Ce qu'on peut reprocher à l'action de cette époque c'est, dans les difficultés d'un combat quotidien, le dos au mur, de n'avoir pas fait une analyse suffisante des mouvements culturels existants et de la dialectique qui pouvait ou devait les animer. C'est pour toutes ces raisons que les succès du réalisme socialiste en tant que mouvement ont été limités.
Mais il ne faudrait pas conclure, du fait que le mouvement n'a pas pleinement réussi quant aux oeuvres et quant aux jugements, qu'il n'y a pas eu de succès, qu'il faut tirer un trait, passer l'éponge et tout recommencer.
Certes, la définition de Jdanov nous a porté grand tort. Pour autant que nous l'ayions appliquée. Tout autant quand elle n'était pas appliquée, du seul fait du poids que prenait dans notre monde culturel une voix venant du premier pays socialiste.
Certes, la conception de liens mécaniques entre l'art et la politique, la spéculation sur les effets directement politiques de l'art constituaient des vues fausses et il ne faudra pas se lasser de le redire.

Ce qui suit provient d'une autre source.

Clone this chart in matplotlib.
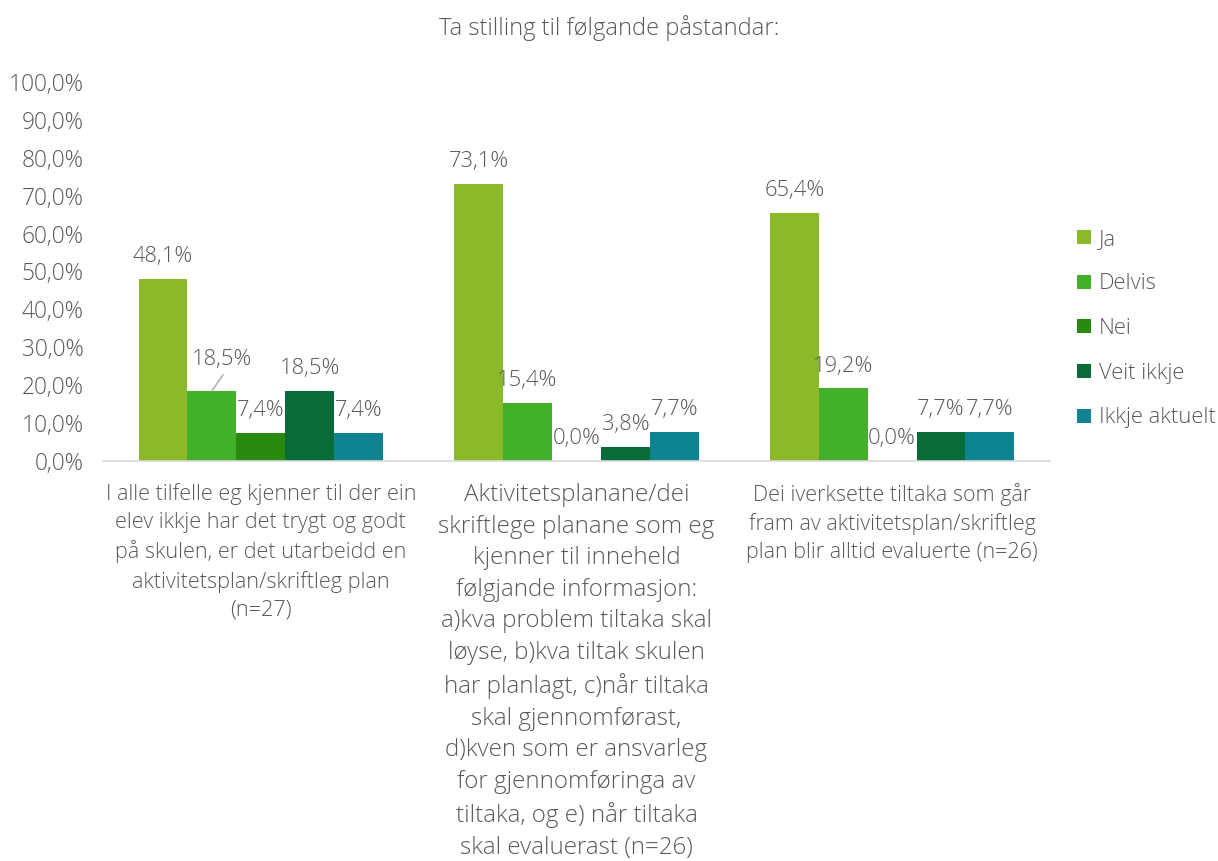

Mais l'intérêt du réalisme socialiste, en tant qu'art ne provient pas de ses effets politiques immédiats, il provient d'une définition maximum des possibilités d'expansion de la création, constructrice de l'homme, et du choix des meilleures méthodes pour développer cette activité. Ne négligeons donc pas ce qui a été gagné par ces camarades qui se sont lancés dans la bataille du réalisme socialiste, plus ou moins bien armés, avec plus ou moins de conscience précise des buts à atteindre.
Ce qui est clair, et qu'il me soit ici permis de prendre la parole à la première personne, c'est qu'ils nous ont, comme on dit en termes militaires, fait le trou. En effet, la bataille livrée pour le droit à l'existence d'un art directement lié, par ses sources d'inspirations aux grandes luttes historiques, est aujourd'hui une bataille gagnée. Et c'est autant de pris pour la liberté de création. Parce que ces grandes luttes historiques sont la source des sujets les plus riches. Et les plus difficiles. Ce qui n'est pas un mince moteur de la création artistique.
A condition de comprendre ces luttes d'une façon très profonde : ce sont aussi bien les luttes de la science, les conceptions nouvelles de l'espace, les propositions pour de nouveaux objets, les batailles livrées dans la rue et à l'usine. L'éventail est très vaste, suffisamment pour que chacun y développe son propre lyrisme. Mais le flot n'a qu'un sens : celui du matérialisme dialectique, c'est-à-dire du matérialisme scientifique. Les succès du réalisme socialiste, sur le plan des idées et quel que soit le jugement que l'on porte sur les oeuvres du passé, nous pouvons le constater autour de nous.
Alors que certains se réjouissent de la mort de l'oiseau, tel Phénix, le mouvement renaît à chaque instant de ses cendres mêmes : le mouvement s'est étendu à bien d'autres que nous. Avec des développements inégaux qui ne doivent pas nous étonner.
Mais la pléiade des créateurs qui participent au combat dans des proportions diverses, avec leur art, est grandissante. La présence, tout à côté du Congrès, à l'Odéon, de la troupe de Planchon, et le répertoire qui s'y donne, est un exemple éclatant. Au cinéma, au théâtre, dans la littérature, des artistes de plus en plus nombreux trouvent leur inspiration dans l'analyse de l'histoire. Je serais injuste en ne citant que ceux que je connais.